Mehrere  Jahre der Versuchs- und Praxiserfahrungen am Standort Donaueschingen des Landwirtschaftlichen Technologiezentrums (LTZ) lassen folgende Erkenntnis zu:
  • Die Gefahr des Wiederaustriebes ist bei einer frühen Krautregulierung, vor allem bei ausschließlichem Krautschlagen und nachfolgendem Regen, deutlich erhöht. Ein Wiederaustrieb führt zu einer ungleichmäßigen Abreife der Knollen. Bei der Ernte nehmen Beschädigungen zu und dadurch kommt es zu höheren Lagerungsverlusten. Das größte Folgeproblem wieder austreibender Pflanzen  ist aber, dass diese Pflanzen bevorzugt von Blattläusen beflogen werden. Dadurch kommt es leicht zu Spätinfektionen mit Viren, denn das junge Gewebe der neuen Triebe leitet Viren besonders gut ab.
    Unter Umständen kann ein Wiederaustrieb auch zu Spätinfektionen mit der Krautfäule führen – und das hat im Lager erhebliche Qualitätsprobleme mit Braunfäule zur Folge.
    Deshalb müssen krautregulierte Bestände regelmäßig kontrolliert und  neu gebildete Triebe sofort mit einem Sikkationsmittel abgebrannt werden.
  • Die Aufwandmengen der unterschiedlichen Mittel müssen dem Abreifegrad der Kartoffeln angepasst werden.
  • Die chemischen Mittel wirken unterschiedlich schnell.
  • Eine frühe Krautminderung funktioniert nur nach mäßiger Stickstoffversorgung und entsprechendem Wachstumsstand.
  • Der Stärkegehalt kann deutlich beeinflusst werden.
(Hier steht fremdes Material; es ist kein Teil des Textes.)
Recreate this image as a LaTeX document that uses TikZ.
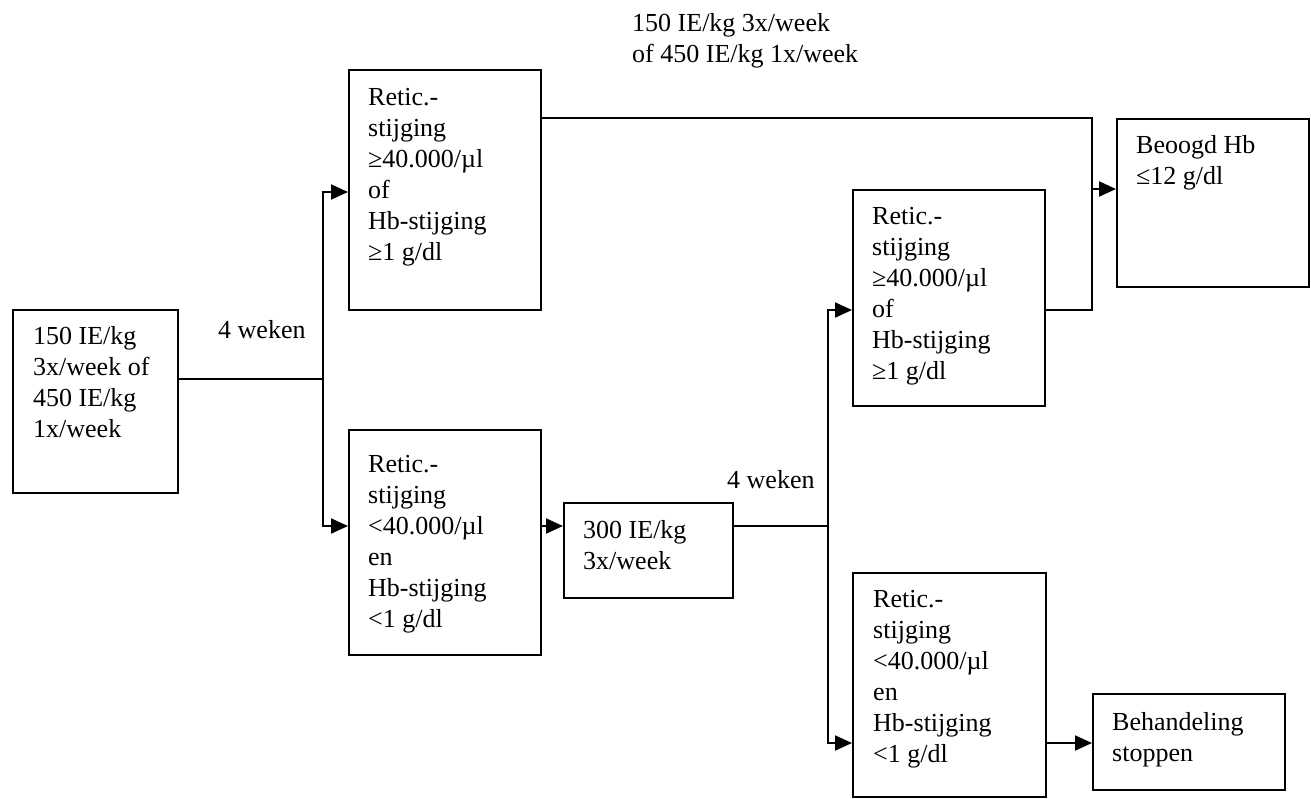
\documentclass[tikz,border=0pt]{standalone}
\usepackage{fontspec}
\setmainfont{Liberation Serif}
\usetikzlibrary{arrows.meta}
\newcommand{\boxtxt}[1]{\parbox[t]{260pt}{\raggedright #1}}
\begin{document}
\begin{tikzpicture}[x=1pt,y=-1pt,
  box/.style={draw, line width=2pt, rectangle, inner sep=0pt, anchor=north west},
  txt/.style={anchor=base west, inner sep=0pt, font=\fontsize{26}{31}\selectfont},
  conn/.style={line width=2pt},
  arr/.style={line width=2pt, -{Triangle[length=17pt,width=15pt]}}]
\useasboundingbox (0,0) rectangle (1311,798);
% boxes
\node[box, minimum width=165pt, minimum height=183pt] (A) at (12,309) {};
\node[box, minimum width=192pt, minimum height=240pt] (B) at (348,69) {};
\node[box, minimum width=192pt, minimum height=225pt] (C) at (348,429) {};
\node[box, minimum width=169pt, minimum height=95pt] (D) at (563,502) {};
\node[box, minimum width=192pt, minimum height=216pt] (E) at (852,189) {};
\node[box, minimum width=193pt, minimum height=224pt] (F) at (852,572) {};
\node[box, minimum width=192pt, minimum height=168pt] (G) at (1116,118) {};
\node[box, minimum width=192pt, minimum height=96pt] (H) at (1092,693) {};
% texts
\node[txt] (At) at (33,344) {\boxtxt{150 IE/kg\\3x/week of\\450 IE/kg\\1x/week}};
\node[txt] (Bt) at (368,105.5) {\boxtxt{Retic.-\\stijging\\≥40.000/µl\\of\\Hb-stijging\\≥1 g/dl}};
\node[txt] (Ct) at (368,472) {\boxtxt{Retic.-\\stijging\\<40.000/µl\\en\\Hb-stijging\\<1 g/dl}};
\node[txt] (Dt) at (583,538) {\boxtxt{300 IE/kg\\3x/week}};
\node[txt] (Et) at (872,224) {\boxtxt{Retic.-\\stijging\\≥40.000/µl\\of\\Hb-stijging\\≥1 g/dl}};
\node[txt] (Ft) at (873,607) {\boxtxt{Retic.-\\stijging\\<40.000/µl\\en\\Hb-stijging\\<1 g/dl}};
\node[txt] (Gt) at (1136,153) {\boxtxt{Beoogd Hb\\≤12 g/dl}};
\node[txt] (Ht) at (1112,730) {\boxtxt{Behandeling\\stoppen}};
\node[txt] (top) at (632,31.7) {\boxtxt{150 IE/kg 3x/week\\of 450 IE/kg 1x/week}};
\node[txt] (w1) at (218,338) {4 weken};
\node[txt] (w2) at (727,488) {4 weken};
% junction coordinates
\coordinate (j1) at (323,379);
\coordinate (j1t) at (323,192);
\coordinate (j1b) at (323,526);
\coordinate (j2) at (828,526);
\coordinate (j2t) at (828,310);
\coordinate (j2b) at (828,743);
\coordinate (k1) at (1092,118);
\coordinate (k2) at (1092,310);
\coordinate (k3) at (1092,189);
% connectors
\draw[conn] (A.east |- j1) -- (j1);
\draw[arr] (j1) -- (j1t) -- (B.west |- j1t);
\draw[arr] (j1) -- (j1b) -- (C.west |- j1b);
\draw[arr] (C.east |- j1b) -- (D.west |- j1b);
\draw[conn] (D.east |- j2) -- (j2);
\draw[arr] (j2) -- (j2t) -- (E.west |- j2t);
\draw[arr] (j2) -- (j2b) -- (F.west |- j2b);
\draw[arr] (F.east |- j2b) -- (H.west |- j2b);
\draw[conn] (B.east |- k1) -- (k1) -- (k2) -- (E.east |- k2);
\draw[arr] (k3) -- (G.west |- k3);
\end{tikzpicture}
\end{document}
Eine chemische Krautminderung zum ES 75 reduziert den Stärkegehalt im Vergleich zur natürlichen Abreife durchschnittlich um 2,0 %. Zum ES 81 sind es durchschnittlich 1,5 %.
  • Die chemische Krautbeseitigung zum ES 75 reduziert den Ertrag im Vergleich zur natürlichen Abreife um durchschnittlich 23 %. Zum ES 81 sind es durchschnittlich 12 %.
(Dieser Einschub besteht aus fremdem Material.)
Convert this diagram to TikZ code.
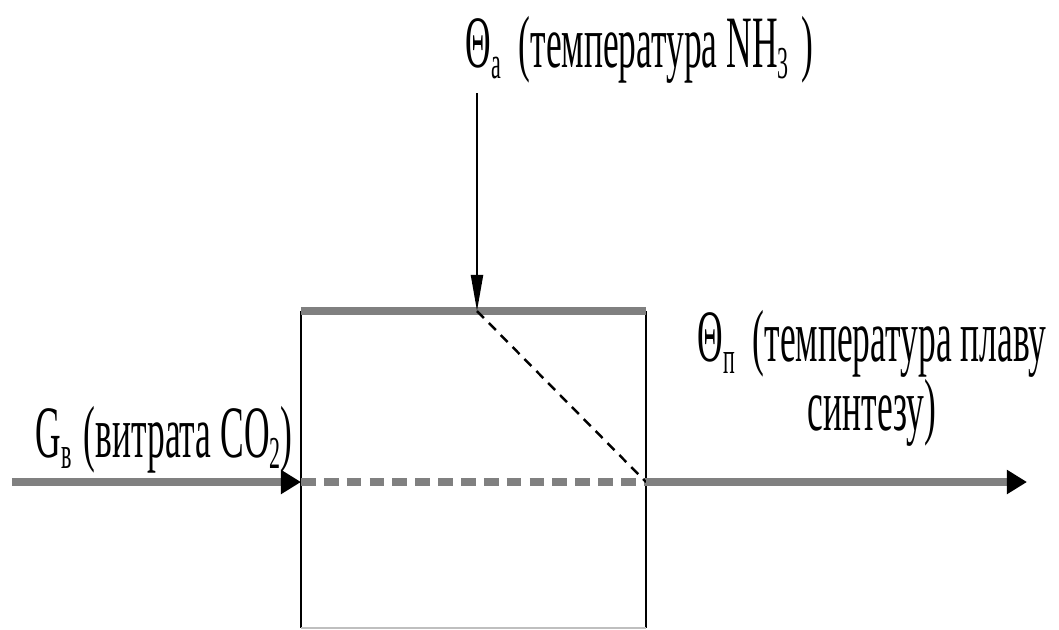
\documentclass[tikz,border=0pt]{standalone}
\usepackage{fontspec}
\setmainfont{Liberation Serif}[FakeStretch=0.48]
\usetikzlibrary{arrows.meta}
\definecolor{flowgray}{RGB}{128,128,128}
\newcommand{\lowsub}[1]{\raisebox{-0.35ex}{\fontsize{13}{13}\selectfont #1}}
\tikzset{
	flow/.style={flowgray, line width=2pt},
	flowtip/.style={-{Triangle[length=2mm, width=2.3mm, black]}},
	tag/.style={inner sep=0pt, font=\fontsize{21}{19.5}\selectfont}
}

\begin{document}
\begin{tikzpicture}[x=0.01cm, y=-0.01cm]
	\useasboundingbox (0,0) rectangle (1059,629);
	% block
	\coordinate (nw) at (301,311);
	\coordinate (ne) at (646,311);
	\coordinate (sw) at (301,628);
	\coordinate (se) at (646,628);
	\coordinate (mix) at (477,311);
	\coordinate (west) at (301,482);
	\coordinate (east) at (646,482);
	\draw[line width=0.6pt] (nw) -- (sw) (ne) -- (se);
	\draw[lightgray, line width=0.5pt] (sw) -- (se);
	\draw[flow] (nw) -- (ne);
	\draw[flow, dash pattern=on 4.2pt off 2.3pt] (west) -- (east);
	\draw[line width=0.7pt, dash pattern=on 2.8pt off 2pt] (mix) -- (east);
	% flows in and out
	\coordinate (src) at (12,482);
	\coordinate (sink) at (1027,482);
	\coordinate (feed) at (477,93);
	\draw[flow, flowtip] (src) -- (west);
	\draw[flow, flowtip] (east) -- (sink);
	\draw[line width=0.6pt, -{Triangle[length=3.6mm, width=1.2mm]}] (feed) -- (mix);
	% labels
	\node[tag, anchor=base west] (thetaa) at (465,67) {Θ\lowsub{a}\ \ (температура NH\lowsub{3}\,)};
	\node[tag, anchor=base west] (gco) at (35,457) {G\lowsub{в}\,(витрата CO\lowsub{2})};
	\node[tag, anchor=base, align=center] (thetap) at (872,430) {Θ\lowsub{п}\ \ (температура плаву\\синтезу)};
\end{tikzpicture}
\end{document}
  • Eine frühe und komplette Krautregulierung zum ES 79 durch mechanisches Krautschlagen führt zu einer durchschnittlichen Ertragsreduzierung von 12 %.
  • Um die im Qualitätskartoffelanbau geforderte Schalenfestigkeit zu erzielen, müssen die Kartoffeln nach der Behandlung je nach Sorte rund zwei bis vier  Wochen im Boden nachreifen. Schalenfeste Ware muss sofort gerodet werden. Bei zu später Rodung werden Silberschorf und Rhizoctonia solani einschließlich der dry-core-Symptome gefördert. Zu beachten ist allerdings, dass der Anteil an Lagerdruckstellen bei zu früher Ernte ansteigt. Bei zu später Ernte ist auf Fraßschäden durch Drahtwürmer und Schnecken zu achten.
Versuche zum thermischen Krauttöten
Die thermische Krautregulierung in Kartoffeln wird in Donaueschingen untersucht.
Für eine besonders frühe Krautbeseitigung bietet sich, vor allem im ökologischen Kartoffelanbau, die Kombination von mechanischer und thermischer Krautregulierung an. Die LTZ-Außenstelle Donaueschingen wird ab diesem Jahr in Zusammenarbeit mit Bioland das thermische Verfahren in einem Exaktversuch überprüfen. Dabei werden die Pflanzenzellen durch Wärmeeinwirkung zerstört, so dass es zu einem Absterben und Austrocknen des Kartoffelkrautes kommt. Die Möglichkeit zur Besichtigung des Versuchs sowie der Proberodung von ökologischen und konventionellen Sorten am Versuchsstandort Donaueschingen besteht am  16. September. An diesem Tag wird auch das thermische Verfahren anhand eines Praxiseinsatzes näher vorgestellt.